-- Start --
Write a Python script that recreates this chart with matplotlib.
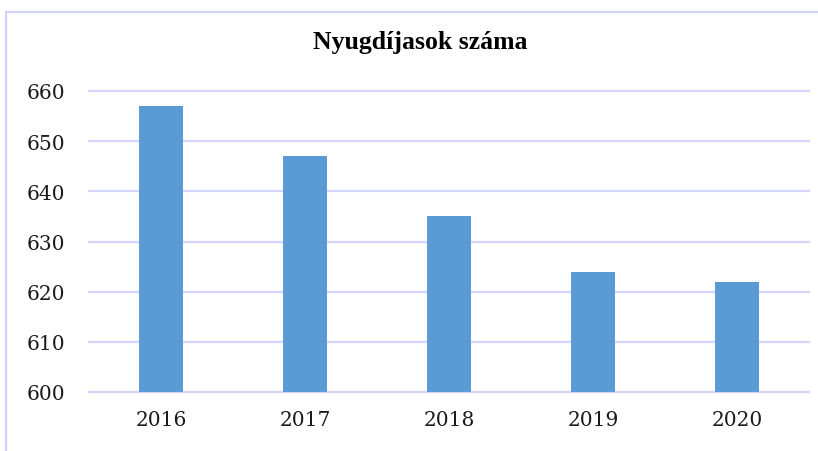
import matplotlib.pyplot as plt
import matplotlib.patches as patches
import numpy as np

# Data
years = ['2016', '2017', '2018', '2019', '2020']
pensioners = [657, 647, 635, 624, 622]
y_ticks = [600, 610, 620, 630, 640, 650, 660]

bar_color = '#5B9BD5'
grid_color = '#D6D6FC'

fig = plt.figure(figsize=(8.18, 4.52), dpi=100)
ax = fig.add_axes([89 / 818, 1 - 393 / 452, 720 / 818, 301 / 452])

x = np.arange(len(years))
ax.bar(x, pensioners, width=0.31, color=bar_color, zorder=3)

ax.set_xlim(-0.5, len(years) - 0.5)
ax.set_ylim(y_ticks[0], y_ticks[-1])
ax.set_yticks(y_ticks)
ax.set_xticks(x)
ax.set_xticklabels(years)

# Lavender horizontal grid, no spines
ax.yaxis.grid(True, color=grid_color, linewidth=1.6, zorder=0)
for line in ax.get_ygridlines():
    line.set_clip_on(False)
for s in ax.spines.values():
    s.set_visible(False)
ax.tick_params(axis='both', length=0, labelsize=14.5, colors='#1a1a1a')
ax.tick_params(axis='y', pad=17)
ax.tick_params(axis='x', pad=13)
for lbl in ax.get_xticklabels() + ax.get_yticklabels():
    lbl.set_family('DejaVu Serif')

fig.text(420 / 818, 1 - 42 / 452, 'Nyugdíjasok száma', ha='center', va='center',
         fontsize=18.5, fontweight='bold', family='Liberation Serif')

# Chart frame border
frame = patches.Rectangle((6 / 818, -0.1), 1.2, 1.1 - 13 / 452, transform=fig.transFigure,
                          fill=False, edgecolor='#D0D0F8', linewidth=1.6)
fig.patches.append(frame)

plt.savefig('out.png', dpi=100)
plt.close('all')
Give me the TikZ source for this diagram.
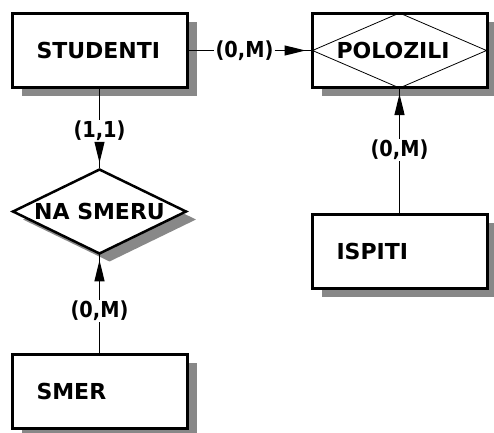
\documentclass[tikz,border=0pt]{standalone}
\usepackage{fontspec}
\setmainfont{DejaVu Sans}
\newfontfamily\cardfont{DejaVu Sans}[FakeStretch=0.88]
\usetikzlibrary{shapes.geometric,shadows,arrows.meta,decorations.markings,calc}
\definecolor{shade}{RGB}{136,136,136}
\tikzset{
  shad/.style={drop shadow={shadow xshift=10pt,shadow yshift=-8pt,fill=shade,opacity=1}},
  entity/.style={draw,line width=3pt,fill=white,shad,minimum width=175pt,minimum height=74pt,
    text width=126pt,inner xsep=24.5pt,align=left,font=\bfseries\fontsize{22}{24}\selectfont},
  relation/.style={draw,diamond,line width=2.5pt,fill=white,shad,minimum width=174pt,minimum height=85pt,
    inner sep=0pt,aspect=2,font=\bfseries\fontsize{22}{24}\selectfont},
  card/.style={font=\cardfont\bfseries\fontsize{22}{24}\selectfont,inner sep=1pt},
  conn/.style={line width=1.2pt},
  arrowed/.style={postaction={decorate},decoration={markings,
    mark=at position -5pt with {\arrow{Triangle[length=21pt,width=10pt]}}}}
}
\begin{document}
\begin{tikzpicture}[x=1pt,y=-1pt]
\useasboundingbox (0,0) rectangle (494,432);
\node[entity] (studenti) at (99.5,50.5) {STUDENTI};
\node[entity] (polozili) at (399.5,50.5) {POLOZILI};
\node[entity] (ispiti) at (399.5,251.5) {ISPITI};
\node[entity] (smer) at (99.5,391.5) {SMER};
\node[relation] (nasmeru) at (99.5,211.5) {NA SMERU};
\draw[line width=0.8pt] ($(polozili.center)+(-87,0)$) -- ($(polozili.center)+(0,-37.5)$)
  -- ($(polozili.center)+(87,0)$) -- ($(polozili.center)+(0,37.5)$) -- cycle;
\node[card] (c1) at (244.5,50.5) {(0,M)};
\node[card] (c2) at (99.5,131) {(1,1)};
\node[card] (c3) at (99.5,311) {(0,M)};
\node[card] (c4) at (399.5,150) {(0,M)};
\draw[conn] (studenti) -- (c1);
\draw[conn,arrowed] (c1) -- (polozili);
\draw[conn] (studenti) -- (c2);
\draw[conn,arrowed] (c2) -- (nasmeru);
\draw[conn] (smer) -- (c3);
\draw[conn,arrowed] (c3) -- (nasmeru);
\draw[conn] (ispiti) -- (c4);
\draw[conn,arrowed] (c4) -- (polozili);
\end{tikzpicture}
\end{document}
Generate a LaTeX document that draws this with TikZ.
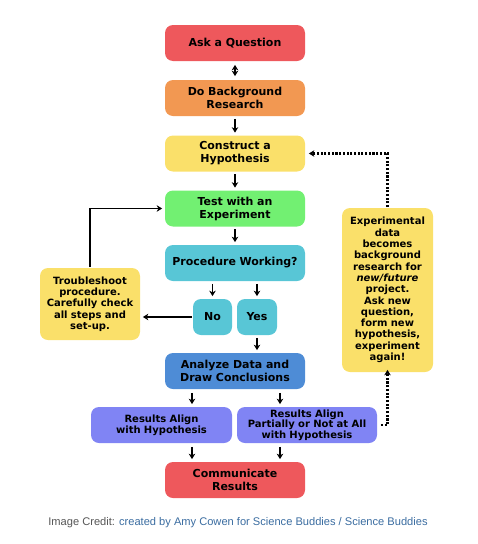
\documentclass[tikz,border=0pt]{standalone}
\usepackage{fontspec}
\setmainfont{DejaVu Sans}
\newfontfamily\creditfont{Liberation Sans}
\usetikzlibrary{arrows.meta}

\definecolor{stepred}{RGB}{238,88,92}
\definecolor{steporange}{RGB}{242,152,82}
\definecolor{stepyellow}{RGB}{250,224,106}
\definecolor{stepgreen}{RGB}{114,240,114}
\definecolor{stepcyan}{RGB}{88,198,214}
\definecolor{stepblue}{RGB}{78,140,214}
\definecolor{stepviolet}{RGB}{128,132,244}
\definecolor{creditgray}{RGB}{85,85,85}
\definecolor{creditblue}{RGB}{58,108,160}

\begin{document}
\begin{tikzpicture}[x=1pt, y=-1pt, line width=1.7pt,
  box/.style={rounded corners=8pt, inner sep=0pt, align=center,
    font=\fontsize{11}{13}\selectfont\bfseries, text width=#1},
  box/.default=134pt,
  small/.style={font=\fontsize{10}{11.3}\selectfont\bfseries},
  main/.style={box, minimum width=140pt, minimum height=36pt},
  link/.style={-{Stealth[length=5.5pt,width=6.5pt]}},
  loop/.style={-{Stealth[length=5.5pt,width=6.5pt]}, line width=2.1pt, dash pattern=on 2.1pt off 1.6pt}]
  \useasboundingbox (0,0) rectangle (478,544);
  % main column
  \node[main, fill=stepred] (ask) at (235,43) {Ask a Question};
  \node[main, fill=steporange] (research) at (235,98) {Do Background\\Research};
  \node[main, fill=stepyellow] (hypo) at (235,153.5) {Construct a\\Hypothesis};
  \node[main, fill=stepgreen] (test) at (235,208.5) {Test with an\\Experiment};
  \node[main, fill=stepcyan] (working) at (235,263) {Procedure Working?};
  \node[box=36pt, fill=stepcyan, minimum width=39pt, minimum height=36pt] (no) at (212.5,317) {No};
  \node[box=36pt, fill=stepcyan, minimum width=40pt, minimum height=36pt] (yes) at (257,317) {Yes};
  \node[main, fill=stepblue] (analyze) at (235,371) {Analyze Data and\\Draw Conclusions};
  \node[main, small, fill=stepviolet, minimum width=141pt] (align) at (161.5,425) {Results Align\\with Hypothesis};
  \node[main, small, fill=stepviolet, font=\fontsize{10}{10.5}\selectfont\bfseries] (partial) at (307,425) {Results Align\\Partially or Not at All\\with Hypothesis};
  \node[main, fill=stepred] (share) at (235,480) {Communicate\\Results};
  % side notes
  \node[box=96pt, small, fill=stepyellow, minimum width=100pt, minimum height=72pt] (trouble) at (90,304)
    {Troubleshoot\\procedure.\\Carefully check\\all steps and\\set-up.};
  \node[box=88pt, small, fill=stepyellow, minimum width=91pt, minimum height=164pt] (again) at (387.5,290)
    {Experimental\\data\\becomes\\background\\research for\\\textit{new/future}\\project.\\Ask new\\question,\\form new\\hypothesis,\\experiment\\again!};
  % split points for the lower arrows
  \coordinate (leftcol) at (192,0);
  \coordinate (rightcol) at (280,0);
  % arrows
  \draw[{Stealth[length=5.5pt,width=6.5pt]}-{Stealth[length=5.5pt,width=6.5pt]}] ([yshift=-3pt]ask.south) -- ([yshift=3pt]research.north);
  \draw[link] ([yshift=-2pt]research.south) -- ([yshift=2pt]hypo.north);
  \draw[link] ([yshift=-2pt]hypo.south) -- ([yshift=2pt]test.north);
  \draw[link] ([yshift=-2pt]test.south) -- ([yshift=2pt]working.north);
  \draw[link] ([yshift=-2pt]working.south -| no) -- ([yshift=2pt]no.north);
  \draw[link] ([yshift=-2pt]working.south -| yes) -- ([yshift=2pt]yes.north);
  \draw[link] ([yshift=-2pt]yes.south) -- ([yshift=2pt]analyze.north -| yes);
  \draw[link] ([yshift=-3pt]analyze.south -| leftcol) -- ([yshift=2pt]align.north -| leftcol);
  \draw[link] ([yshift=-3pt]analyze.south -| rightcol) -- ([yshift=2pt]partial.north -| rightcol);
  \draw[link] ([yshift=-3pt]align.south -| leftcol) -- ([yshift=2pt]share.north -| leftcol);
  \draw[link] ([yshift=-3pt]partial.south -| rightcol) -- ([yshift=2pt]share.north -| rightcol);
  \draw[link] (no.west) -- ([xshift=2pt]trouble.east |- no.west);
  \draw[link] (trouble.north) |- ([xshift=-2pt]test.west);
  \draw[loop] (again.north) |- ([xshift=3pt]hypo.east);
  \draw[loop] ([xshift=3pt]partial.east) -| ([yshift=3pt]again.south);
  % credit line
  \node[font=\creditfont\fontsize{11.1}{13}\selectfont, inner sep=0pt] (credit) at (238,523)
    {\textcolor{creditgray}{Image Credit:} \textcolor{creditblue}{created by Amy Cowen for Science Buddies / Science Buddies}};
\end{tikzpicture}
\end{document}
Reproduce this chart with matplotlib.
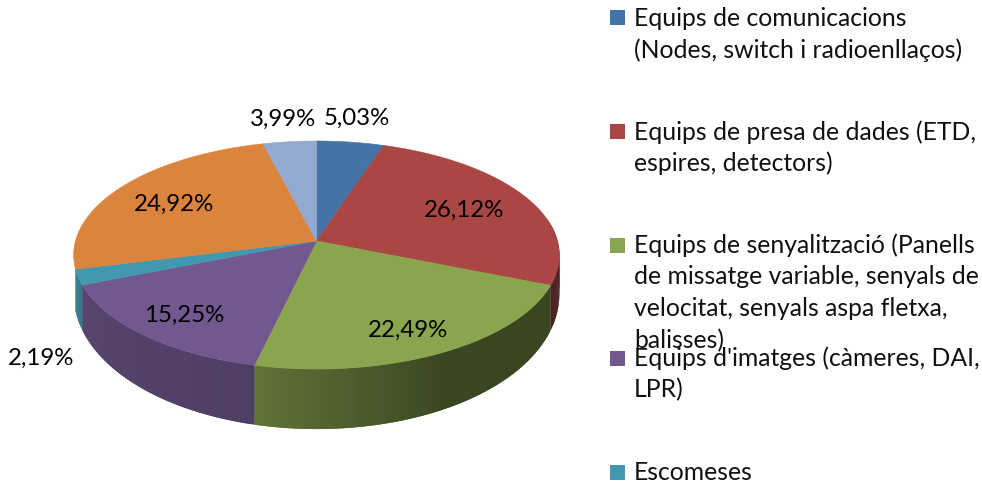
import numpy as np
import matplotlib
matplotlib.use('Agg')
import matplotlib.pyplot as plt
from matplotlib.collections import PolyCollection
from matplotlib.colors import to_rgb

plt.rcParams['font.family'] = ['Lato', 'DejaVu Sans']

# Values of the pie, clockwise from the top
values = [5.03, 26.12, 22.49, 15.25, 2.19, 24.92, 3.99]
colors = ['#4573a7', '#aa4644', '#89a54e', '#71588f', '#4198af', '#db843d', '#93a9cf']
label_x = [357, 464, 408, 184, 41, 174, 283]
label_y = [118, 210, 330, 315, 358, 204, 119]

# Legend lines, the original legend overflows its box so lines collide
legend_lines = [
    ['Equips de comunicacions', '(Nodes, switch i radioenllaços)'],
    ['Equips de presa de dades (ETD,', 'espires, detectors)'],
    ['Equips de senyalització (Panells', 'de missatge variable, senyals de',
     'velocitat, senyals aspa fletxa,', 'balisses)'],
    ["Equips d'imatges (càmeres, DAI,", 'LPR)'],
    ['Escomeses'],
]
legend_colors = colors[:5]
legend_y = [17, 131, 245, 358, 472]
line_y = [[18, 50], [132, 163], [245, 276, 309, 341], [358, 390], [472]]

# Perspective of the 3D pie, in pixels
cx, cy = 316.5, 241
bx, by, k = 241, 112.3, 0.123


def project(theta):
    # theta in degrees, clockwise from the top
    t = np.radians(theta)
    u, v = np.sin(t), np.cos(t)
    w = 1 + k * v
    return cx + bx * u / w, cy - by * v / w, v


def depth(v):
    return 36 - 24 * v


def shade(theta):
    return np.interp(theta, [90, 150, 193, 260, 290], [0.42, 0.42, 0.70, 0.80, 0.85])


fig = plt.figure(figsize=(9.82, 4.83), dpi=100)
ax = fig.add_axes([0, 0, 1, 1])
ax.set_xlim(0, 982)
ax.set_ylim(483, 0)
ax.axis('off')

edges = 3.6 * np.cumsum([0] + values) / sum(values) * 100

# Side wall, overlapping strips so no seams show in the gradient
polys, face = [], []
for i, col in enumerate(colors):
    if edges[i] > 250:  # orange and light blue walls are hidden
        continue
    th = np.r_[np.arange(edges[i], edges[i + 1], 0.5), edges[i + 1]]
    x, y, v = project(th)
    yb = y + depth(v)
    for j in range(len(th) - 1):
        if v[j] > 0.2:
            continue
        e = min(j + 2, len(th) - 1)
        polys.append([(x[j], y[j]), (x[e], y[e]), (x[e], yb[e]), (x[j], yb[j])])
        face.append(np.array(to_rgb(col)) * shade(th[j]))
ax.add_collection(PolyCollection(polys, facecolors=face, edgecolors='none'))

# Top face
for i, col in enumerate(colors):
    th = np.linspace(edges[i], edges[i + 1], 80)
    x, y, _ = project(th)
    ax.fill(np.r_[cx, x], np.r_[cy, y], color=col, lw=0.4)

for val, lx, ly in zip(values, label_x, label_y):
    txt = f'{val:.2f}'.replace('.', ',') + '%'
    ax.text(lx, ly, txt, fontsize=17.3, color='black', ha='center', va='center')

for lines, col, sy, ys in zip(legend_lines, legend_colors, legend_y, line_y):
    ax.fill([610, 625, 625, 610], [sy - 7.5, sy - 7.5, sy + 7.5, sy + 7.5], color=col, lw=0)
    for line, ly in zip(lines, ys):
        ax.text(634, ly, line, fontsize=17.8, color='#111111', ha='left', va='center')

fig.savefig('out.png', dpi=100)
-- End --
Begin with the line where "Reproduce this chart with matplotlib." appears and end with the line where "label_y = [118, 210, 330, 315, 358, 204, 119]" appears. Copy only that stretch, exactly, with no pictures.

Reproduce this chart with matplotlib.
import numpy as np
import matplotlib
matplotlib.use('Agg')
import matplotlib.pyplot as plt
from matplotlib.collections import PolyCollection
from matplotlib.colors import to_rgb

plt.rcParams['font.family'] = ['Lato', 'DejaVu Sans']

# Values of the pie, clockwise from the top
values = [5.03, 26.12, 22.49, 15.25, 2.19, 24.92, 3.99]
colors = ['#4573a7', '#aa4644', '#89a54e', '#71588f', '#4198af', '#db843d', '#93a9cf']
label_x = [357, 464, 408, 184, 41, 174, 283]
label_y = [118, 210, 330, 315, 358, 204, 119]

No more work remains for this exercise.